The problems at GE were open gossip at meetings of the National Academy of Sciences and the AAS. Day may also have heard about or guessed at the mostly unspoken differences in attitude between GE and the Observatory Council. The attitude at Corning, he assured Hale, would be different: “We should not overlook the fact that the making of one great disk in Corning would be exclusively a task for the Research and Development Department and not a manufacturing problem.”
One thing held Corning back: “You have no wish or use for more than one disk and you could hardly wish to tax your resources unnecessarily with the development costs of two different varieties of these.” Corning didn’t mind secret flirtation, but it remained a proper front door suitor, unwilling to get into extra contractual affairs. Day was making it clear that Corning wouldn’t begin work on a disk until the Observatory Council broke off its relationship with GE.
In fall 1931, with his nerves in one of their increasingly rare periods of remission, George Hale took a train east to New York. “We mean to succeed,” he told Arnett at the Rockefeller Foundation, “especially as the importance of the 200-inch has become far greater than originally appeared. This is the result of our recent work, as viewed by Einstein and [James] Jeans, who count on the 200-inch to give the key to their most vital problems.”

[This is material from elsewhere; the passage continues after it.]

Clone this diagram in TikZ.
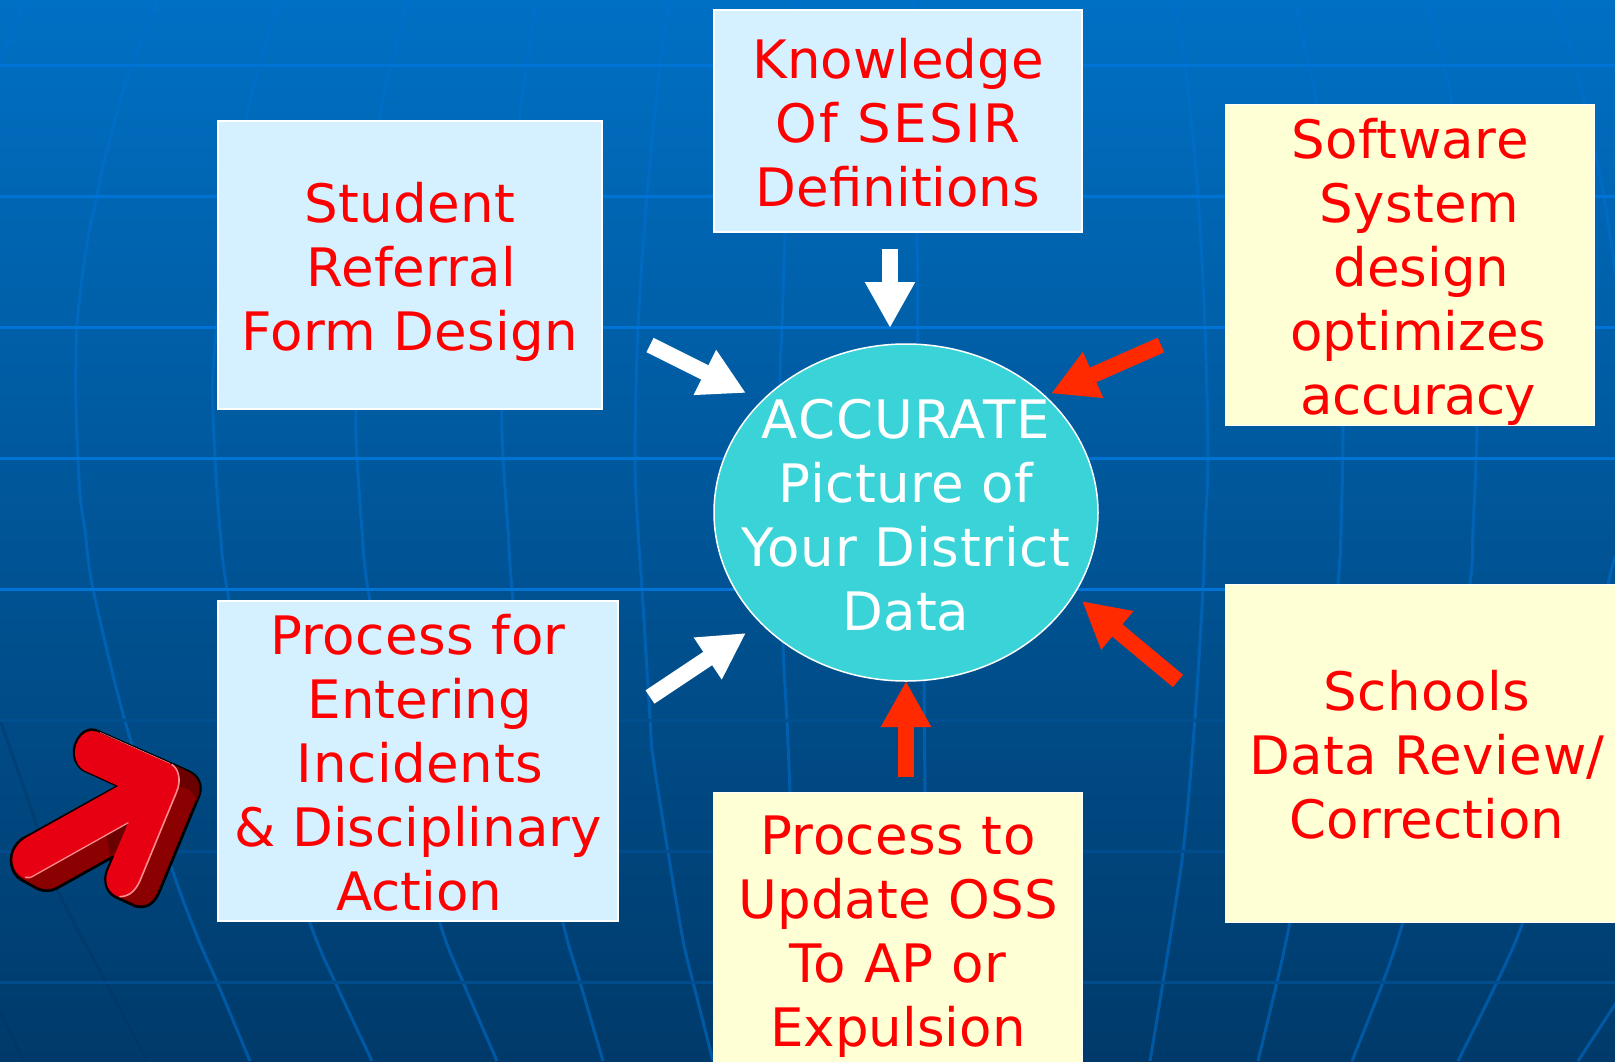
\documentclass[tikz,border=0pt]{standalone}
\usepackage{fontspec}
\setmainfont{DejaVu Sans}
\usetikzlibrary{arrows.meta,shapes.geometric}
\definecolor{bgtop}{HTML}{0070C4}
\definecolor{bgbot}{HTML}{003A6A}
\definecolor{gridb}{HTML}{0073D6}
\definecolor{gridm}{HTML}{00508F}
\definecolor{gridd}{HTML}{004C8C}
\definecolor{merid}{HTML}{0070D0}
\definecolor{meridd}{HTML}{00325F}
\definecolor{boxblue}{HTML}{D5F1FF}
\definecolor{boxcream}{HTML}{FFFFD5}
\definecolor{hub}{HTML}{3AD4D8}
\definecolor{redarrow}{HTML}{FF2A00}
\definecolor{bigface}{HTML}{E60012}
\definecolor{bigside}{HTML}{8B0000}
\definecolor{bigdark}{HTML}{6A0000}
\definecolor{bighigh}{HTML}{FF8C8C}
\newcommand{\btext}[2]{\raisebox{#1}[0pt][0pt]{\makebox[0pt]{\begin{tabular}[b]{@{}c@{}}#2\end{tabular}}}}
\newcommand{\ls}[2]{{\addfontfeature{LetterSpace=#1}#2}}
\tikzset{
  bluebox/.style={rectangle,draw=white,line width=2pt,fill=boxblue,text=red,inner sep=0pt,outer sep=0pt,font=\fontsize{53}{64}\selectfont},
  creambox/.style={rectangle,draw=white,line width=1pt,fill=boxcream,text=red,inner sep=0pt,outer sep=0pt,font=\fontsize{53}{64}\selectfont},
  hubnode/.style={ellipse,draw=white,line width=1.5pt,fill=hub,text=white,inner sep=0pt,outer sep=0pt,minimum width=384pt,minimum height=337pt,font=\fontsize{53}{64}\selectfont},
  whitearrow/.style={draw=white,line width=16pt,-{Triangle[width=47pt,length=46pt]}},
  redconn/.style={draw=redarrow,line width=16pt,-{Triangle[width=47pt,length=46pt]}},
  gridline/.style={line width=3pt},
  meridian/.style={draw=merid,line width=3pt,opacity=0.55},
  darkmeridian/.style={draw=meridd,line width=3pt,opacity=0.35}
}
\begin{document}
\begin{tikzpicture}[x=1pt,y=-1pt]
\useasboundingbox (0,0) rectangle (1615,1061);
\clip (0,0) rectangle (1615,1061);
% background
\shade[top color=bgtop,bottom color=bgbot] (0,0) rectangle (1615,1061);
% meridians
\draw[meridian] plot[smooth] coordinates {(25,0) (0,64)};
\draw[meridian] plot[smooth] coordinates {(157,0) (133,64) (123,91) (103,166) (97,196) (87,243) (77,325) (76,406) (80,494) (85,530) (93,589) (125,721) (172,869) (197,936) (217,982) (250,1061)};
\draw[meridian] plot[smooth] coordinates {(278,0) (260,64) (247,115) (225,250) (213,372) (215,457) (220,530) (227,589) (260,770) (310,923) (335,982) (372,1061)};
\draw[meridian] plot[smooth] coordinates {(408,0) (392,64) (380,118) (360,300) (356,410) (357,457) (362,530) (368,589) (400,770) (440,923) (463,982) (497,1061)};
\draw[meridian] plot[smooth] coordinates {(537,0) (520,115) (505,300) (502,410) (503,457) (508,530) (512,589) (530,770) (563,923) (580,982) (603,1061)};
\draw[meridian] plot[smooth] coordinates {(670,0) (660,64) (647,196) (638,327) (635,458) (638,530) (642,589) (650,718) (653,757) (668,852) (683,940) (693,982) (713,1061)};
\draw[meridian] plot[smooth] coordinates {(798,0) (790,120) (785,234) (782,327) (780,382) (781,520) (783,645) (787,720) (790,792)};
\draw[meridian] plot[smooth] coordinates {(913,0) (917,234) (918,344) (922,520) (924,682) (925,792)};
\draw[meridian] plot[smooth] coordinates {(1173,0) (1185,64) (1198,196) (1205,327) (1208,458) (1205,530) (1203,589) (1195,718) (1183,852) (1163,982) (1150,1061)};
\draw[meridian] plot[smooth] coordinates {(1295,0) (1308,64) (1317,105) (1340,300) (1343,426) (1341,530) (1338,584) (1320,770) (1290,922) (1277,982) (1258,1061)};
\draw[meridian] plot[smooth] coordinates {(1428,0) (1443,64) (1452,105) (1475,300) (1477,426) (1473,530) (1470,584) (1445,770) (1403,922) (1383,982) (1352,1061)};
\draw[meridian] plot[smooth] coordinates {(1553,0) (1575,64) (1585,105) (1595,152) (1605,203) (1618,290)};
\draw[meridian] plot[smooth] coordinates {(1618,554) (1608,584) (1570,780) (1523,922) (1497,982) (1458,1061)};
\draw[meridian] plot[smooth] coordinates {(1618,1000) (1578,1061)};
\draw[darkmeridian] plot[smooth] coordinates {(0,720) (33,814) (57,889) (107,984) (147,1061)};
\draw[darkmeridian] plot[smooth] coordinates {(0,1011) (23,1061)};
% latitude lines
\foreach \yy in {65,196,327,458,589} \draw[gridline,draw=gridb] (0,\yy) -- (1615,\yy);
\draw[gridline,draw=gridm] (0,720) -- (1615,720);
\foreach \yy in {851,982} \draw[gridline,draw=gridd] (0,\yy) -- (1615,\yy);
% boxes
\node[bluebox,minimum width=384pt,minimum height=288pt] (student) at (410,265)
  {\btext{-85pt}{\ls{0.8}{Student}\\\ls{0.5}{Referral}\hspace*{-3pt}\\\ls{0.7}{Form Design}\hspace{6pt}}};
\node[bluebox,minimum width=368pt,minimum height=222pt] (knowledge) at (898,121)
  {\btext{-85pt}{Knowledge\\\ls{4.6}{Of SESIR}\\Definitions}};
\node[creambox,minimum width=369pt,minimum height=321pt] (software) at (1410,265)
  {\btext{-149pt}{\ls{1}{Software}\\\hspace*{19pt}\ls{0.6}{System}\\\hspace*{23pt}design\\\hspace*{17pt}optimizes\\\hspace*{17pt}\ls{-1}{accuracy}}};
\node[bluebox,minimum width=400pt,minimum height=320pt] (entering) at (418,761)
  {\btext{-149pt}{\ls{1}{Process for}\\\hspace*{4pt}Entering\\\hspace*{4pt}\ls{1.2}{Incidents}\\\& Disciplinary\\\hspace*{2pt}Action}};
\node[creambox,minimum width=369pt,minimum height=308pt] (update) at (898,946)
  {\btext{-100pt}{\ls{1}{Process to}\\\ls{0.5}{Update OSS}\\\ls{2}{To AP or}\\Expulsion}};
\node[creambox,minimum width=404pt,minimum height=338pt] (schools) at (1427,753)
  {\btext{-85pt}{\ls{0.9}{Schools}\\\ls{1}{Data Review/}\\Correction}};
\node[hubnode] (hub) at (906,512.5)
  {\btext{-117.5pt}{\ls{2}{ACCURATE}\\\ls{1}{Picture of}\\\ls{1.5}{Your District}\\Data}};
% connector ends
\coordinate (t1) at (890,249); \coordinate (h1) at (890,328);
\coordinate (t2) at (650,345); \coordinate (h2) at (746,393);
\coordinate (t3) at (650,697); \coordinate (h3) at (746,633);
\coordinate (t4) at (1161,345); \coordinate (h4) at (1051,393.5);
\coordinate (t5) at (1178,681); \coordinate (h5) at (1082,601);
\coordinate (t6) at (906,777); \coordinate (h6) at (906,681);
\draw[whitearrow] (t1) -- (h1);
\draw[whitearrow] (t2) -- (h2);
\draw[whitearrow] (t3) -- (h3);
\draw[redconn] (t4) -- (h4);
\draw[redconn] (t5) -- (h5);
\draw[redconn] (t6) -- (h6);
% 3D pointer arrow
\begin{scope}[shift={(0,700)},x=0.33333pt,y=-0.33333pt]
\filldraw[fill=bigside,draw=black,line width=2.7pt,line join=round]
  (285,90) -- (568,215) .. controls (595,228) and (608,255) .. (598,285)
  -- (480,570) .. controls (465,610) and (440,628) .. (405,618)
  -- (345,590) .. controls (318,575) and (310,540) .. (322,510)
  -- (340,470) -- (170,565) .. controls (150,575) and (130,575) .. (110,565)
  -- (65,540) .. controls (30,520) and (25,470) .. (45,440)
  .. controls (55,425) and (65,415) .. (80,410)
  -- (355,258) -- (250,210) .. controls (220,190) and (215,150) .. (232,120)
  .. controls (245,95) and (265,85) .. (285,90) -- cycle;
\fill[bigdark] (525,195) -- (568,217) .. controls (593,230) and (604,255) .. (596,285)
  -- (588,305) .. controls (585,280) and (565,262) .. (538,262)
  .. controls (542,235) and (535,205) .. (525,195) -- cycle;
\fill[bigdark] (385,368) -- (318,406) .. controls (325,430) and (328,450) .. (330,466)
  -- (346,458) -- cycle;
\fill[bigface] (290,95) -- (510,190) .. controls (535,205) and (548,240) .. (530,280)
  -- (425,530) .. controls (410,570) and (385,590) .. (355,590)
  -- (345,585) .. controls (320,570) and (312,540) .. (325,510)
  -- (385,368) -- (85,538) -- (65,530) .. controls (35,510) and (28,470) .. (50,440)
  .. controls (58,428) and (68,420) .. (80,412)
  -- (355,258) -- (250,210) .. controls (222,190) and (218,150) .. (235,120)
  .. controls (248,98) and (270,88) .. (290,95) -- cycle;
\draw[bighigh,line width=1.6pt] (515,193) .. controls (535,205) and (545,240) .. (530,275)
  -- (425,530) .. controls (410,570) and (390,590) .. (358,590);
\draw[bighigh,line width=1.3pt] (385,368) -- (105,525) .. controls (95,532) and (85,535) .. (75,532);
\draw[bighigh,line width=0.5pt] (300,97) -- (510,190);
\end{scope}
\end{tikzpicture}
\end{document}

Ellis made a final desperate try to keep the work at GE. He told Swope that GE’s original quotes had been misunderstood because Porter, who visited West Lynn as Hale’s representative, was hard of hearing. When Hale reported that the Observatory Council was considering at least two other methods of making mirrors, Ellis wrote, “I cannot believe they are seriously considering the grave uncertainties of any other methods, in view of the progress we have made and the money they have already sunk in this project.” Despite his efforts, even Ellis seemed to know that the battle was lost. The GE publicity department in Schenectady was about to unleash a new salvo. Ellis urged that we “use
our powder in celebrating the first 60-inch and leave the 200-inch until history has been made.”